The core of the problem comes about because the US has a political tradition that presumes a moral superiority of national design and purpose. Such a presumption has to be examined at the same time as any important event, including mass terrorism. What is really in question is the status of this moral presumption. It is precisely this moral arrogance that so enrages other peoples as they suffer the material consequences of our policies around the world---exactly at the moment when we are lecturing them on how right we are to make them suffer. So understanding and explicating the full parameters of this blowback becomes part of an intellectual center to almost all our political discourse.
We have systematically oppressed, exploited, manipulated, and controled the fates of billions of people through our foriegn and military policies and most especially through our economic development policies for an entire century.

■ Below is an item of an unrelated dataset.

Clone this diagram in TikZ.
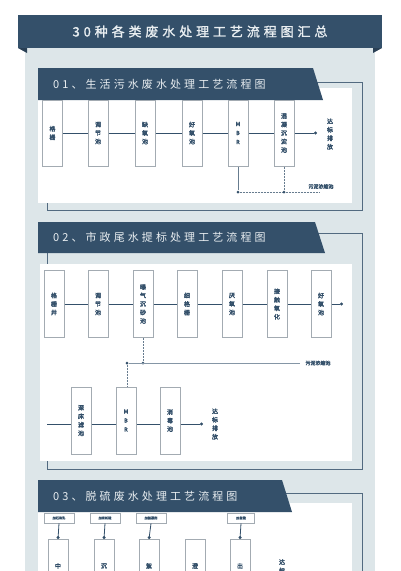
\documentclass[tikz,border=0pt]{standalone}
\usepackage{fontspec}
\setmainfont{Noto Sans CJK SC}
\newfontfamily\ttlfont[LetterSpace=30,FakeBold=1.5]{Noto Sans CJK SC}
\newfontfamily\hdfont[LetterSpace=28]{Noto Sans CJK SC}
\newfontfamily\boxfont[FakeBold=3]{Noto Sans CJK SC}
\usetikzlibrary{arrows.meta}
\definecolor{dk}{HTML}{34506A}
\definecolor{bg}{HTML}{DDE6E9}
\definecolor{bx}{HTML}{A3ABB2}
\definecolor{tl}{HTML}{E9EEF1}
\tikzset{
  procbox/.style={draw=bx, line width=1pt, fill=white, minimum width=20pt, inner sep=0pt,
    font=\boxfont\fontsize{6}{8.5}\selectfont, text=dk, align=center},
  outlbl/.style={font=\boxfont\fontsize{6}{8.5}\selectfont, text=dk, align=center, inner sep=0pt},
  slbl/.style={font=\boxfont\fontsize{5}{6}\selectfont, text=dk, inner sep=0pt},
  tagbox/.style={draw=bx, line width=0.8pt, fill=white, minimum width=30pt, minimum height=10pt,
    inner sep=0pt, font=\boxfont\fontsize{3.2}{4}\selectfont, text=dk},
  link/.style={draw=dk, line width=0.8pt},
  sludge/.style={draw=dk!75, line width=0.7pt, dash pattern=on 2pt off 1pt},
  dotend/.style={-{Circle[length=3pt]}},
  dotc/.style={circle, fill=dk, inner sep=0pt, minimum size=3pt},
  bantext/.style={text=tl, font=\hdfont\fontsize{11}{12}\selectfont, anchor=west, inner sep=0pt},
  framel/.style={draw=dk!85, line width=0.8pt},
}
\begin{document}
\begin{tikzpicture}[x=1pt,y=-1pt]
\clip (0,0) rectangle (400,571);
\fill[white] (0,0) rectangle (400,571);
% grey panel
\fill[bg] (25,48) rectangle (375,571);
% title banner
\fill[dk] (18,15) rectangle (382,48);
\fill[dk!80!black] (18,48) -- (27,48) -- (27,53) -- cycle;
\fill[dk!80!black] (382,48) -- (373,48) -- (373,53) -- cycle;
\node[text=tl, font=\ttlfont\fontsize{13}{14}\selectfont, inner sep=0pt] (title) at (200,31.5) {30种各类废水处理工艺流程图汇总};

% ---------------- Section 1 ----------------
\draw[framel] (300,82) -- (362,82) -- (362,210) -- (47,210) -- (47,95);
\fill[white] (38,88) rectangle (352,203);
\fill[dk] (38,68) -- (313,68) -- (323,100) -- (38,100) -- cycle;
\node[bantext] (h1) at (53,84) {01、生活污水废水处理工艺流程图};

\node[procbox, minimum height=66pt] (a1) at (52.5,133) {格\\栅};
\node[procbox, minimum height=66pt] (a2) at (98,133) {调\\节\\池};
\node[procbox, minimum height=66pt] (a3) at (145,133) {缺\\氧\\池};
\node[procbox, minimum height=66pt] (a4) at (192,133) {好\\氧\\池};
\node[procbox, minimum height=66pt, font=\boxfont\fontsize{5.5}{9}\selectfont] (a5) at (238,133) {M\\B\\R};
\node[procbox, minimum height=66pt] (a6) at (284,133) {混\\凝\\沉\\淀\\池};
\coordinate (a7) at (317,133);
\node[outlbl] (a8) at (330,134) {达\\标\\排\\放};
\draw[link] (a1) -- (a2);
\draw[link] (a2) -- (a3);
\draw[link] (a3) -- (a4);
\draw[link] (a4) -- (a5);
\draw[link] (a5) -- (a6);
\draw[link, dotend] (a6) -- (a7);
\node[dotc] (s1) at (238,192) {};
\node[dotc] (s2) at (284,192) {};
\coordinate (s3) at (320,192);
\node[slbl] (s4) at (321,186.5) {污泥浓缩池};
\draw[draw=dk!75, line width=0.7pt] (a5.south) -- (s1);
\draw[sludge] (a6.south) -- (s2);
\draw[sludge] (s1) -- (s2) -- (s3);

% ---------------- Section 2 ----------------
\draw[framel] (318,233) -- (362,233) -- (362,469) -- (47,469) -- (47,252);
\fill[white] (40,264) rectangle (352,461);
\fill[dk] (38,222) -- (315,222) -- (325,253) -- (38,253) -- cycle;
\node[bantext] (h2) at (53,237.5) {02、市政尾水提标处理工艺流程图};

\node[procbox, minimum height=67pt] (b1) at (54,304) {格\\栅\\井};
\node[procbox, minimum height=67pt] (b2) at (98,304) {调\\节\\池};
\node[procbox, minimum height=67pt] (b3) at (143,304) {曝\\气\\沉\\砂\\池};
\node[procbox, minimum height=67pt] (b4) at (187,304) {细\\格\\栅};
\node[procbox, minimum height=67pt] (b5) at (232,304) {厌\\氧\\池};
\node[procbox, minimum height=67pt] (b6) at (277,304) {接\\触\\氧\\化};
\node[procbox, minimum height=67pt] (b7) at (321,304) {好\\氧\\池};
\coordinate (b8) at (343,304);
\draw[link] (b1) -- (b2);
\draw[link] (b2) -- (b3);
\draw[link] (b3) -- (b4);
\draw[link] (b4) -- (b5);
\draw[link] (b5) -- (b6);
\draw[link] (b6) -- (b7);
\draw[link, dotend] (b7) -- (b8);

\node[procbox, minimum height=67pt] (c1) at (81,420.5) {深\\床\\滤\\池};
\node[procbox, minimum height=67pt, font=\boxfont\fontsize{5.5}{9}\selectfont] (c2) at (126,420.5) {M\\B\\R};
\node[procbox, minimum height=67pt] (c3) at (170,420.5) {消\\毒\\池};
\coordinate (c0) at (47,424);
\coordinate (c4) at (203,424);
\node[outlbl] (c5) at (215,424) {达\\标\\排\\放};
\draw[link] (c0) -- (c1.west |- c0);
\draw[link] (c1.east |- c0) -- (c2.west |- c0);
\draw[link] (c2.east |- c0) -- (c3.west |- c0);
\draw[link, dotend] (c3.east |- c0) -- (c4);

\node[dotc] (t1) at (143,363) {};
\node[dotc] (t2) at (127,363) {};
\coordinate (t3) at (300,363);
\node[slbl] (t4) at (318,363) {污泥浓缩池};
\draw[sludge] (b3.south) -- (t1);
\draw[draw=dk!60, line width=0.7pt] (t2) -- (t3);
\draw[sludge] (t2) -- (t2 |- c2.north);

% ---------------- Section 3 ----------------
\draw[framel] (285,493) -- (362,493) -- (362,575);
\fill[white] (38,503) rectangle (352,575);
\fill[dk] (38,480) -- (282,480) -- (292,512) -- (38,512) -- cycle;
\node[bantext] (h3) at (53,496) {03、脱硫废水处理工艺流程图};

\node[tagbox] (g1) at (59,518) {加石灰乳};
\node[tagbox] (g2) at (105,518) {加有机硫};
\node[tagbox] (g3) at (151,518) {加絮凝剂};
\node[tagbox, minimum width=27pt] (g4) at (241,518) {加盐酸};

\node[procbox, minimum height=80pt, anchor=north] (d1) at (58,539) {};
\node[procbox, minimum height=80pt, anchor=north] (d2) at (104,539) {};
\node[procbox, minimum height=80pt, anchor=north] (d3) at (149,539) {};
\node[procbox, minimum height=80pt, anchor=north] (d4) at (195,539) {};
\node[procbox, minimum height=80pt, anchor=north] (d5) at (240,539) {};
\node[outlbl, anchor=north] (e1) at (58,563) {中\\和\\箱};
\node[outlbl, anchor=north] (e2) at (104,563) {沉\\降\\箱};
\node[outlbl, anchor=north] (e3) at (149,563) {絮\\凝\\箱};
\node[outlbl, anchor=north] (e4) at (195,563) {澄\\清\\池};
\node[outlbl, anchor=north] (e5) at (240,563) {出\\水\\箱};
\node[outlbl, anchor=north] (d6) at (282,559) {达\\标\\排\\放};
\draw[link, -{Circle[length=3pt]}] (g1.south) -- (d1.north);
\draw[link, -{Circle[length=3pt]}] (g2.south) -- (d2.north);
\draw[link, -{Circle[length=3pt]}] (g3.south) -- (d3.north);
\draw[link, -{Circle[length=3pt]}] (g4.south) -- (d5.north);
\end{tikzpicture}
\end{document}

It has not been just and it is not right that our economic system has been seeking out the cheapest labor and most easily exploited resources. We began by performing these atrocities on ourselves in all the down trodden and poverty ridden centers of our own country from the city slums of the East at their very inception creating them in the process---to the most remote rural areas of the South and West, likewise creating them in the process. We have used the market conditions of our own and other peoples to take advantage of the poverty and limited development we found there for our own economic benefit. It is not just, and it is not right that we have threatened, gone to war, oppressed, and manipulated groups and classes of our own people as well as other people's cultures and political systems for the sake of extending our political power and our military security. These two systems which comprise the political economy have always work together, and violate the very moral principles we have presumed to be ours, by right and by history. In short we have done much evil in the world based on our own moral presumption and their suitably duplicitious codification as law which in turn we have given to ourselves and called our own higher purposes.
Does any of that justify or excuse the destruction of WTC and all the people who died? No, of course not. And yet all that must have been much the same sort of reasoning and justification of those who performed that destruction and slaughter. We have to acknowledge that in some sense, terrorism is also a mirror.
It is not emotionally callous or a moral failing to seek to understand the nature of human actions and reactions and especially their profound contradictions, since the point of these examinations is to understand the human condition and improve it.